The four terms associated with intrusion detection are true positive, false positive, true negative, and false negative. A true positive means that an intrusion has been correctly identified. An IDS indicates the system is being attacked and it is correct in that the system is being attacked. A false positive means that the IDS indicates there is an attack but when there no attack is occurring. A true negative means that the IDS indicates there is no attack in progress and nothing has happened. A false negative means that the IDS is not detecting an attack when an attack has occurred. The false negative is the worst-case scenario because the IDS is not recognizing an attack that has occurred or is in progress.

To review, see The Basics of Intrusion Detection Systems, Intrusion Detection Systems, and Comparison of IDS and IPS.

 

8b. Compare and contrast the characteristics of signature-based, anomaly-based, and rule-based IDS technologies

• What is the difference between signature and anomaly-based intrusion detection systems (IDS)?
• Why would an anomaly-based intrusion detection system (IDS) be the best type of IDS to identify zero-day attacks?
• How is a rule-based intrusion detection system (IDS) similar to a firewall?
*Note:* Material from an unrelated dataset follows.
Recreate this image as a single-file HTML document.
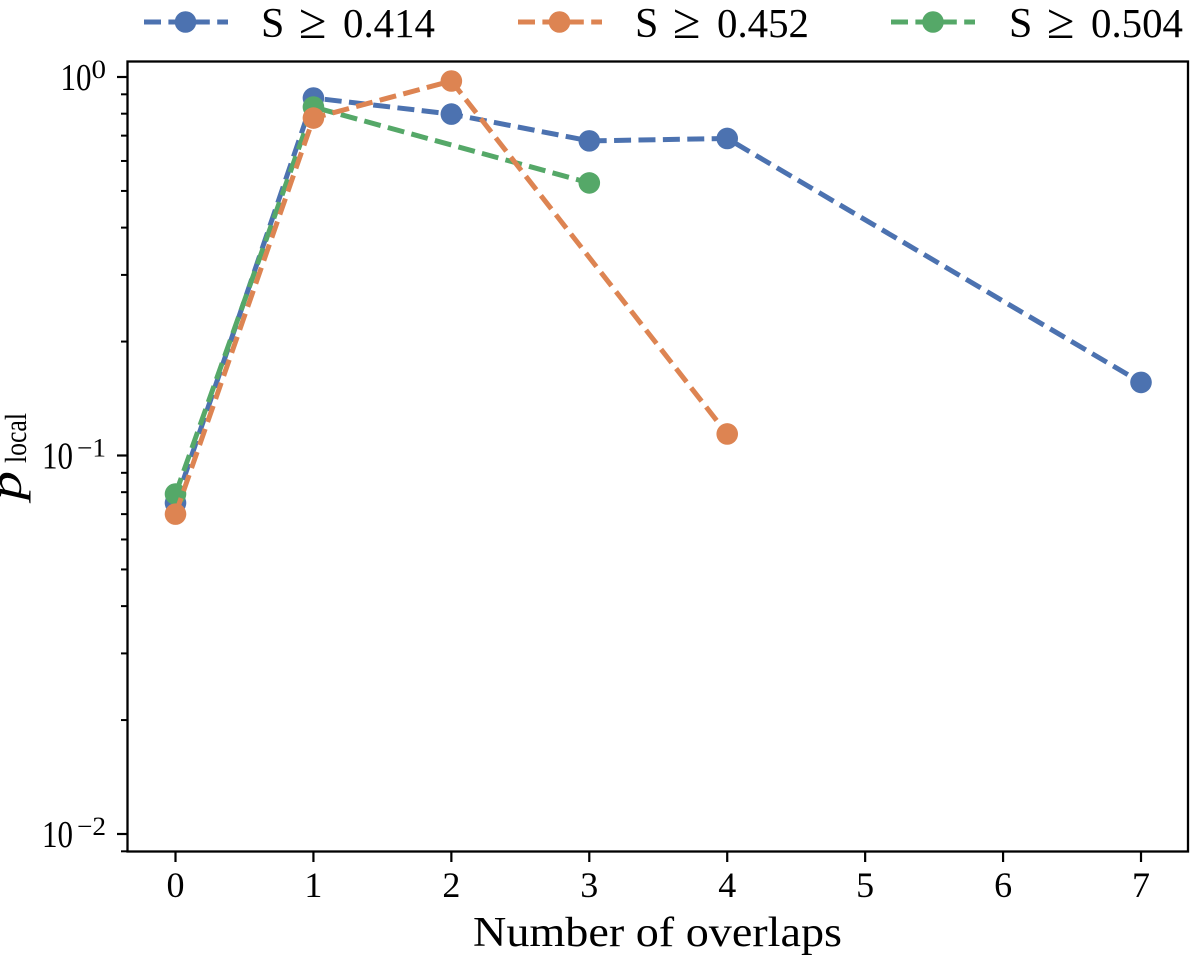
<!DOCTYPE html>
<html lang="en">
<head>
<meta charset="utf-8">
<title>Local p-value by number of overlaps</title>
<style>
html,body{margin:0;padding:0;background:#fff;width:1200px;height:957px;overflow:hidden}
svg{display:block}
text{font-family:"Liberation Serif",serif;fill:#000}
</style>
</head>
<body>
<svg id="chart" xmlns="http://www.w3.org/2000/svg" width="1200" height="957" viewBox="0 0 1200 957">
  <rect x="0" y="0" width="1200" height="957" fill="#fff"/>
  <g id="ticks"></g>
  <g id="marks"></g>
  <rect x="127.5" y="61.5" width="1060.5" height="790" fill="none" stroke="#000" stroke-width="2.3"/>
  <text x="473" y="946" font-size="42" textLength="369" lengthAdjust="spacingAndGlyphs">Number of overlaps</text>
  <g transform="translate(21,500) rotate(-90)">
    <text x="0" y="0" font-size="46" font-style="italic" textLength="29" lengthAdjust="spacingAndGlyphs">p</text>
    <text x="37" y="5" font-size="31" textLength="50" lengthAdjust="spacingAndGlyphs">local</text>
  </g>
  <g>
    <g>
      <line x1="144" y1="22" x2="228" y2="22" stroke="#4c72b0" stroke-width="5" stroke-dasharray="17 7.4"/>
      <circle cx="185.5" cy="22" r="10.8" fill="#4c72b0"/>
      <text x="261" y="37" font-size="42">S</text>
      <text x="299" y="38" font-size="50">≥</text>
      <text x="343" y="37" font-size="41" textLength="92" lengthAdjust="spacingAndGlyphs">0.414</text>
    </g>
    <g>
      <line x1="518" y1="22" x2="602" y2="22" stroke="#dd8452" stroke-width="5" stroke-dasharray="17 7.4"/>
      <circle cx="559.5" cy="22" r="10.8" fill="#dd8452"/>
      <text x="635" y="37" font-size="42">S</text>
      <text x="673" y="38" font-size="50">≥</text>
      <text x="717" y="37" font-size="41" textLength="92" lengthAdjust="spacingAndGlyphs">0.452</text>
    </g>
    <g>
      <line x1="891" y1="22" x2="975" y2="22" stroke="#55a868" stroke-width="5" stroke-dasharray="17 7.4"/>
      <circle cx="933" cy="22" r="10.8" fill="#55a868"/>
      <text x="1009" y="37" font-size="42">S</text>
      <text x="1047" y="38" font-size="50">≥</text>
      <text x="1091" y="37" font-size="41" textLength="92" lengthAdjust="spacingAndGlyphs">0.504</text>
    </g>
  </g>
</svg>
<script>
const xTickValues = [0, 1, 2, 3, 4, 5, 6, 7];
const xTickLabels = ["0", "1", "2", "3", "4", "5", "6", "7"];
const yMajorTickValues = [1, 0.1, 0.01];
const yMajorTickLabels = ["0", "\u22121", "\u22122"];
const yMinorTickValues = [0.9, 0.8, 0.7, 0.6, 0.5, 0.4, 0.3, 0.2, 0.09, 0.08, 0.07, 0.06, 0.05, 0.04, 0.03, 0.02, 0.009];

const blueOverlaps = [0, 1, 2, 3, 4, 7];
const blueValues = [0.0749, 0.880, 0.798, 0.678, 0.688, 0.156];
const greenOverlaps = [0, 1, 3];
const greenValues = [0.0791, 0.833, 0.525];
const orangeOverlaps = [0, 1, 2, 4];
const orangeValues = [0.0700, 0.779, 0.976, 0.114];

const NS = "http://www.w3.org/2000/svg";
const ticksLayer = document.getElementById("ticks");
const marksLayer = document.getElementById("marks");

function xScale(v) { return 175.5 + v * 137.93; }
function yScale(v) { return 77 - Math.log10(v) * 378.5; }

xTickValues.forEach(function (v, i) {
  const t = document.createElementNS(NS, "line");
  
  
  t.setAttribute("x1", xScale(v));
  t.setAttribute("x2", xScale(v));
  t.setAttribute("y1", 851);
  t.setAttribute("y2", 862);
  t.setAttribute("stroke", "#000");
  t.setAttribute("stroke-width", "2.2");
  ticksLayer.appendChild(t);
  const l = document.createElementNS(NS, "text");
  
  
  l.setAttribute("x", xScale(v));
  l.setAttribute("y", 897);
  l.setAttribute("font-size", "36");
  l.setAttribute("text-anchor", "middle");
  l.textContent = xTickLabels[i];
  ticksLayer.appendChild(l);
});

yMajorTickValues.forEach(function (v, i) {
  const y = yScale(v);
  const t = document.createElementNS(NS, "line");
  
  
  t.setAttribute("x1", 117);
  t.setAttribute("x2", 127);
  t.setAttribute("y1", y);
  t.setAttribute("y2", y);
  t.setAttribute("stroke", "#000");
  t.setAttribute("stroke-width", "2.2");
  ticksLayer.appendChild(t);
  const supWidth = yMajorTickLabels[i].length * 14.5;
  const gap = yMajorTickLabels[i].length > 1 ? 4 : 0;
  const exp = document.createElementNS(NS, "text");
  
  
  exp.setAttribute("x", 106 - supWidth);
  exp.setAttribute("y", y + 1);
  exp.setAttribute("font-size", "26");
  exp.setAttribute("textLength", supWidth);
  exp.setAttribute("lengthAdjust", "spacingAndGlyphs");
  exp.textContent = yMajorTickLabels[i];
  ticksLayer.appendChild(exp);
  const base = document.createElementNS(NS, "text");
  
  
  base.setAttribute("x", 106 - supWidth - gap - 31);
  base.setAttribute("y", y + 13);
  base.setAttribute("font-size", "38");
  base.setAttribute("textLength", "31");
  base.setAttribute("lengthAdjust", "spacingAndGlyphs");
  base.textContent = "10";
  ticksLayer.appendChild(base);
});

yMinorTickValues.forEach(function (v) {
  const y = yScale(v);
  const t = document.createElementNS(NS, "line");
  
  
  t.setAttribute("x1", 121);
  t.setAttribute("x2", 127);
  t.setAttribute("y1", y);
  t.setAttribute("y2", y);
  t.setAttribute("stroke", "#000");
  t.setAttribute("stroke-width", "2");
  ticksLayer.appendChild(t);
});

function drawSeries(xs, ys, color) {
  const points = xs.map(function (x, i) { return xScale(x) + "," + yScale(ys[i]); }).join(" ");
  const line = document.createElementNS(NS, "polyline");
  
  
  line.setAttribute("points", points);
  line.setAttribute("fill", "none");
  line.setAttribute("stroke", color);
  line.setAttribute("stroke-width", "5");
  line.setAttribute("stroke-dasharray", "17 7.4");
  marksLayer.appendChild(line);
  xs.forEach(function (x, i) {
    const c = document.createElementNS(NS, "circle");
    
    
    c.setAttribute("cx", xScale(x));
    c.setAttribute("cy", yScale(ys[i]));
    c.setAttribute("r", "10.8");
    c.setAttribute("fill", color);
    marksLayer.appendChild(c);
  });
}

drawSeries(blueOverlaps, blueValues, "#4c72b0");
drawSeries(greenOverlaps, greenValues, "#55a868");
drawSeries(orangeOverlaps, orangeValues, "#dd8452");
</script>
</body>
</html>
Both signature-based and anomaly-based intrusion detection systems (IDS) identify system intrusions, but in a different way. Signature-based IDS looks for patterns, also known as the intruder's signature. Anomaly-based IDS looks for unusual behaviors. Signature-based IDS works best for known methods of attack, and anomaly-based IDS works best to detect unknown methods of attack.

Zero-day attacks are methods of attack that are unknown to those who would normally mitigate the attack. A signature-based IDS would not identify a zero-day attack because it compares the signature of known attacks to a database. Rule-based IDS identifies attacks based on a set of rules. An anomaly-based IDS would be the best type of IDS because it detects unknown methods of attack.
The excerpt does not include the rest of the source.